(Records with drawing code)
━━━━━━━━━━━━━━━━
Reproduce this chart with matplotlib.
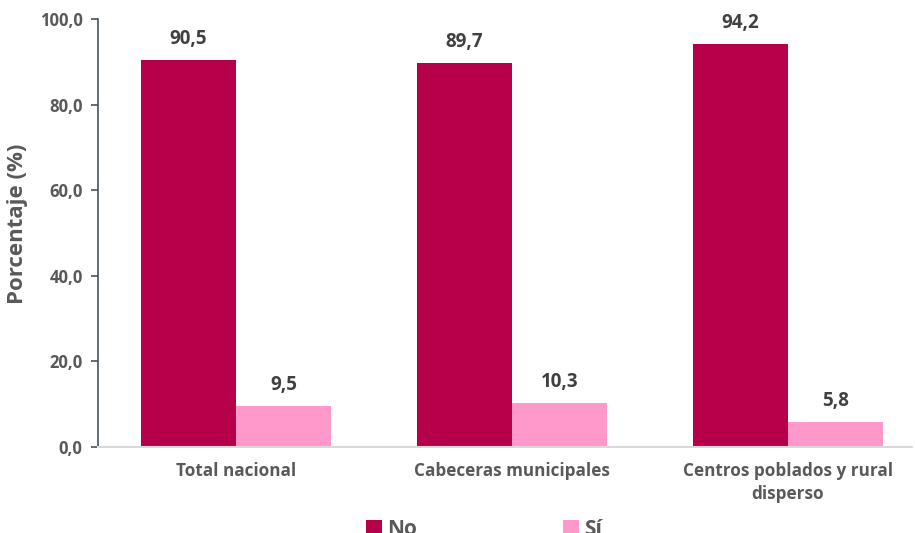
import numpy as np
import matplotlib
matplotlib.use("Agg")
import matplotlib.pyplot as plt

plt.rcParams['font.family'] = ['Open Sans', 'DejaVu Sans']

categories = ["Total nacional", "Cabeceras municipales", "Centros poblados y rural\ndisperso"]
no_values = [90.5, 89.7, 94.2]
si_values = [9.5, 10.3, 5.8]
yticks = [0, 20, 40, 60, 80, 100]

no_color = "#B7004A"
si_color = "#FF99CC"
grey = "#595959"

fig = plt.figure(figsize=(9.15, 5.33), dpi=100)
ax = fig.add_axes([98 / 915, 86 / 533, 814 / 915, 428 / 533])

x = np.arange(len(categories))
w = 0.345
b1 = ax.bar(x - w / 2, no_values, w, color=no_color, label="No")
b2 = ax.bar(x + w / 2, si_values, w, color=si_color, label="Sí")

for bars in (b1, b2):
    for rect in bars:
        v = rect.get_height()
        ax.annotate(f"{v:.1f}".replace(".", ","),
                    (rect.get_x() + rect.get_width() / 2, v),
                    xytext=(0, 8), textcoords="offset points",
                    ha="center", va="bottom", fontsize=13.5, fontweight="bold", color="#404040")

ax.set_xlim(-0.5, 2.45)
ax.set_ylim(0, 100)
ax.set_yticks(yticks)
ax.set_yticklabels([f"{t:.1f}".replace(".", ",") for t in yticks],
                   fontsize=12, fontweight="bold", color=grey)
ax.set_xticks(x)
ax.set_xticklabels(categories, fontsize=12.3, fontweight="bold", color=grey, linespacing=1.35)
ax.tick_params(axis="x", length=0, pad=11)
ax.tick_params(axis="y", length=5, color="#44546A", width=1.2, pad=6)

for s in ("top", "right"):
    ax.spines[s].set_visible(False)
ax.spines["left"].set_color("#44546A")
ax.spines["left"].set_linewidth(1.2)
ax.spines["bottom"].set_color("#D9D9D9")
ax.spines["bottom"].set_linewidth(1.5)

fig.text(18 / 915, 1 - 224 / 533, "Porcentaje (%)", rotation=90, ha="center", va="center",
         fontsize=16, fontweight="bold", color=grey)

fig.legend(handles=[b1, b2], loc="upper center", bbox_to_anchor=(484 / 915, 1 - 500 / 533),
           ncol=2, frameon=False, columnspacing=7, handlelength=0.75, handleheight=0.75,
           handletextpad=0.25, prop={"size": 15, "weight": "bold"}, labelcolor=grey)

fig.savefig("out.png", dpi=100)
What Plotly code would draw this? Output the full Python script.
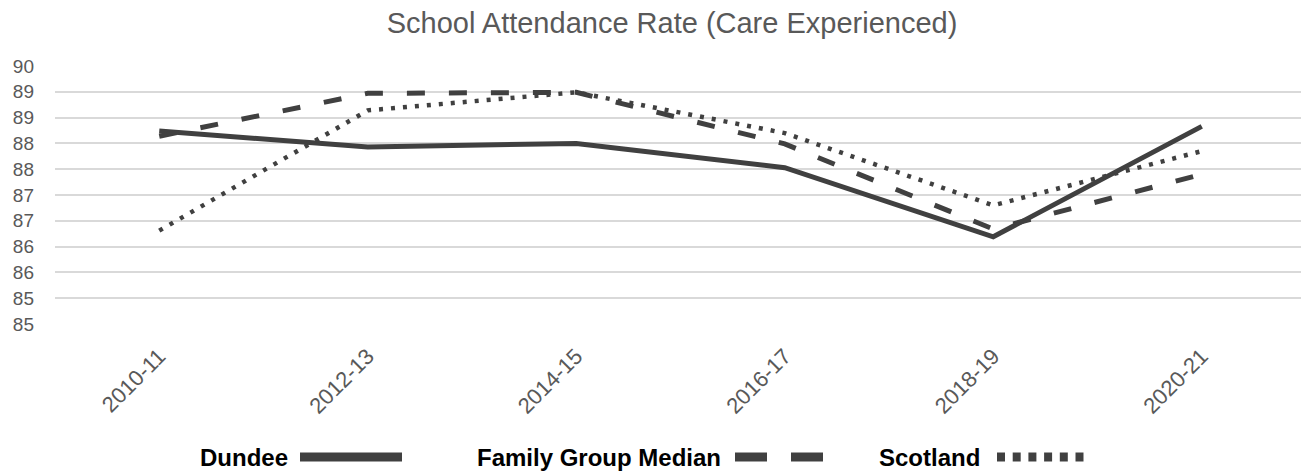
import plotly.graph_objects as go

# ---- data ----
categories = ["2010-11", "2012-13", "2014-15", "2016-17", "2018-19", "2020-21"]
dundee = [88.74, 88.43, 88.50, 88.03, 86.69, 88.83]
family_group_median = [88.64, 89.47, 89.49, 88.49, 86.84, 87.90]
scotland = [86.81, 89.14, 89.49, 88.70, 87.30, 88.35]
y_tickvals = [85.0, 85.5, 86.0, 86.5, 87.0, 87.5, 88.0, 88.5, 89.0, 89.5, 90.0]
y_ticktext = ["85", "85", "86", "86", "87", "87", "88", "88", "89", "89", "90"]
title_text = "School Attendance Rate (Care Experienced)"

LINE = "#404040"
GREY = "#595959"
OFF = 8                      # default page margin of the html body
W, H = 1309 - OFF, 472 - OFF
ML, MR, MT, MB = 55 - OFF, 3, 66 - OFF, 148
PW, PH = W - ML - MR, H - MT - MB

fig = go.Figure()
fig.add_trace(go.Scatter(x=categories, y=dundee, name="Dundee", mode="lines",
                         line=dict(color=LINE, width=5), showlegend=False))
fig.add_trace(go.Scatter(x=categories, y=family_group_median, name="Family Group Median",
                         mode="lines", line=dict(color=LINE, width=5, dash="18px,24px"),
                         showlegend=False))
fig.add_trace(go.Scatter(x=categories, y=scotland, name="Scotland", mode="lines",
                         line=dict(color=LINE, width=4.5, dash="4px,8px"), showlegend=False))


def px_x(p):
    return (p - OFF - ML) / PW


def px_y(p):
    return (H - MB - (p - OFF)) / PH


# ---- custom legend (text followed by swatch, like the original) ----
LEG_Y = 457
annotations = []
shapes = []
legend_items = [
    ("Dundee", 290, [(300, 402)]),
    ("Family Group Median", 723, [(735, 767), (791, 823)]),
    ("Scotland", 982, [(997 + i * 15.7, 1005 + i * 15.7) for i in range(6)]),
]
for label, text_right, segs in legend_items:
    annotations.append(dict(text="<b>%s</b>" % label, x=px_x(text_right), y=px_y(LEG_Y),
                            xref="paper", yref="paper", xanchor="right", yanchor="middle",
                            showarrow=False,
                            font=dict(family="Liberation Sans, Arial", size=24, color="#000000")))
    for a, b in segs:
        shapes.append(dict(type="line", xref="paper", yref="paper",
                           x0=px_x(a), x1=px_x(b), y0=px_y(LEG_Y), y1=px_y(LEG_Y),
                           line=dict(color=LINE, width=9)))

fig.update_layout(
    width=W, height=H,
    margin=dict(l=ML, r=MR, t=MT, b=MB, pad=0, autoexpand=False),
    paper_bgcolor="white", plot_bgcolor="white",
    title=dict(text=title_text, x=(672 - OFF) / W, xanchor="center",
               y=1 - (23 - OFF) / H, yanchor="middle",
               font=dict(family="Liberation Sans, Arial", size=29, color=GREY)),
    showlegend=False,
    annotations=annotations,
    shapes=shapes,
    xaxis=dict(type="category", range=[-0.5, 5.5], showgrid=False, zeroline=False,
               showline=False, ticks="", tickangle=-45, ticklabelstandoff=14,
               automargin=False,
               tickfont=dict(family="Liberation Sans, Arial", size=22, color=GREY)),
    yaxis=dict(range=[85, 90], tickvals=y_tickvals, ticktext=y_ticktext,
               showgrid=True, gridcolor="#d9d9d9", gridwidth=1.5, zeroline=False,
               showline=False, ticks="", ticklabelstandoff=20, automargin=False,
               tickfont=dict(family="Liberation Sans, Arial", size=19, color=GREY)),
)

fig.write_html("out.html")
━━━━━━━━━━━━━━━━
* _Set problem_: Write out the material above again, word for word, minus its pictures.

* _Solution for this task_:
Reproduce this chart with matplotlib.
import numpy as np
import matplotlib
matplotlib.use("Agg")
import matplotlib.pyplot as plt

plt.rcParams['font.family'] = ['Open Sans', 'DejaVu Sans']

categories = ["Total nacional", "Cabeceras municipales", "Centros poblados y rural\ndisperso"]
no_values = [90.5, 89.7, 94.2]
si_values = [9.5, 10.3, 5.8]
yticks = [0, 20, 40, 60, 80, 100]

no_color = "#B7004A"
si_color = "#FF99CC"
grey = "#595959"

fig = plt.figure(figsize=(9.15, 5.33), dpi=100)
ax = fig.add_axes([98 / 915, 86 / 533, 814 / 915, 428 / 533])

x = np.arange(len(categories))
w = 0.345
b1 = ax.bar(x - w / 2, no_values, w, color=no_color, label="No")
b2 = ax.bar(x + w / 2, si_values, w, color=si_color, label="Sí")

for bars in (b1, b2):
    for rect in bars:
        v = rect.get_height()
        ax.annotate(f"{v:.1f}".replace(".", ","),
                    (rect.get_x() + rect.get_width() / 2, v),
                    xytext=(0, 8), textcoords="offset points",
                    ha="center", va="bottom", fontsize=13.5, fontweight="bold", color="#404040")

ax.set_xlim(-0.5, 2.45)
ax.set_ylim(0, 100)
ax.set_yticks(yticks)
ax.set_yticklabels([f"{t:.1f}".replace(".", ",") for t in yticks],
                   fontsize=12, fontweight="bold", color=grey)
ax.set_xticks(x)
ax.set_xticklabels(categories, fontsize=12.3, fontweight="bold", color=grey, linespacing=1.35)
ax.tick_params(axis="x", length=0, pad=11)
ax.tick_params(axis="y", length=5, color="#44546A", width=1.2, pad=6)

for s in ("top", "right"):
    ax.spines[s].set_visible(False)
ax.spines["left"].set_color("#44546A")
ax.spines["left"].set_linewidth(1.2)
ax.spines["bottom"].set_color("#D9D9D9")
ax.spines["bottom"].set_linewidth(1.5)

fig.text(18 / 915, 1 - 224 / 533, "Porcentaje (%)", rotation=90, ha="center", va="center",
         fontsize=16, fontweight="bold", color=grey)

fig.legend(handles=[b1, b2], loc="upper center", bbox_to_anchor=(484 / 915, 1 - 500 / 533),
           ncol=2, frameon=False, columnspacing=7, handlelength=0.75, handleheight=0.75,
           handletextpad=0.25, prop={"size": 15, "weight": "bold"}, labelcolor=grey)

fig.savefig("out.png", dpi=100)
What Plotly code would draw this? Output the full Python script.
import plotly.graph_objects as go

# ---- data ----
categories = ["2010-11", "2012-13", "2014-15", "2016-17", "2018-19", "2020-21"]
dundee = [88.74, 88.43, 88.50, 88.03, 86.69, 88.83]
family_group_median = [88.64, 89.47, 89.49, 88.49, 86.84, 87.90]
scotland = [86.81, 89.14, 89.49, 88.70, 87.30, 88.35]
y_tickvals = [85.0, 85.5, 86.0, 86.5, 87.0, 87.5, 88.0, 88.5, 89.0, 89.5, 90.0]
y_ticktext = ["85", "85", "86", "86", "87", "87", "88", "88", "89", "89", "90"]
title_text = "School Attendance Rate (Care Experienced)"

LINE = "#404040"
GREY = "#595959"
OFF = 8                      # default page margin of the html body
W, H = 1309 - OFF, 472 - OFF
ML, MR, MT, MB = 55 - OFF, 3, 66 - OFF, 148
PW, PH = W - ML - MR, H - MT - MB

fig = go.Figure()
fig.add_trace(go.Scatter(x=categories, y=dundee, name="Dundee", mode="lines",
                         line=dict(color=LINE, width=5), showlegend=False))
fig.add_trace(go.Scatter(x=categories, y=family_group_median, name="Family Group Median",
                         mode="lines", line=dict(color=LINE, width=5, dash="18px,24px"),
                         showlegend=False))
fig.add_trace(go.Scatter(x=categories, y=scotland, name="Scotland", mode="lines",
                         line=dict(color=LINE, width=4.5, dash="4px,8px"), showlegend=False))


def px_x(p):
    return (p - OFF - ML) / PW


def px_y(p):
    return (H - MB - (p - OFF)) / PH


# ---- custom legend (text followed by swatch, like the original) ----
LEG_Y = 457
annotations = []
shapes = []
legend_items = [
    ("Dundee", 290, [(300, 402)]),
    ("Family Group Median", 723, [(735, 767), (791, 823)]),
    ("Scotland", 982, [(997 + i * 15.7, 1005 + i * 15.7) for i in range(6)]),
]
for label, text_right, segs in legend_items:
    annotations.append(dict(text="<b>%s</b>" % label, x=px_x(text_right), y=px_y(LEG_Y),
                            xref="paper", yref="paper", xanchor="right", yanchor="middle",
                            showarrow=False,
                            font=dict(family="Liberation Sans, Arial", size=24, color="#000000")))
    for a, b in segs:
        shapes.append(dict(type="line", xref="paper", yref="paper",
                           x0=px_x(a), x1=px_x(b), y0=px_y(LEG_Y), y1=px_y(LEG_Y),
                           line=dict(color=LINE, width=9)))

fig.update_layout(
    width=W, height=H,
    margin=dict(l=ML, r=MR, t=MT, b=MB, pad=0, autoexpand=False),
    paper_bgcolor="white", plot_bgcolor="white",
    title=dict(text=title_text, x=(672 - OFF) / W, xanchor="center",
               y=1 - (23 - OFF) / H, yanchor="middle",
               font=dict(family="Liberation Sans, Arial", size=29, color=GREY)),
    showlegend=False,
    annotations=annotations,
    shapes=shapes,
    xaxis=dict(type="category", range=[-0.5, 5.5], showgrid=False, zeroline=False,
               showline=False, ticks="", tickangle=-45, ticklabelstandoff=14,
               automargin=False,
               tickfont=dict(family="Liberation Sans, Arial", size=22, color=GREY)),
    yaxis=dict(range=[85, 90], tickvals=y_tickvals, ticktext=y_ticktext,
               showgrid=True, gridcolor="#d9d9d9", gridwidth=1.5, zeroline=False,
               showline=False, ticks="", ticklabelstandoff=20, automargin=False,
               tickfont=dict(family="Liberation Sans, Arial", size=19, color=GREY)),
)

fig.write_html("out.html")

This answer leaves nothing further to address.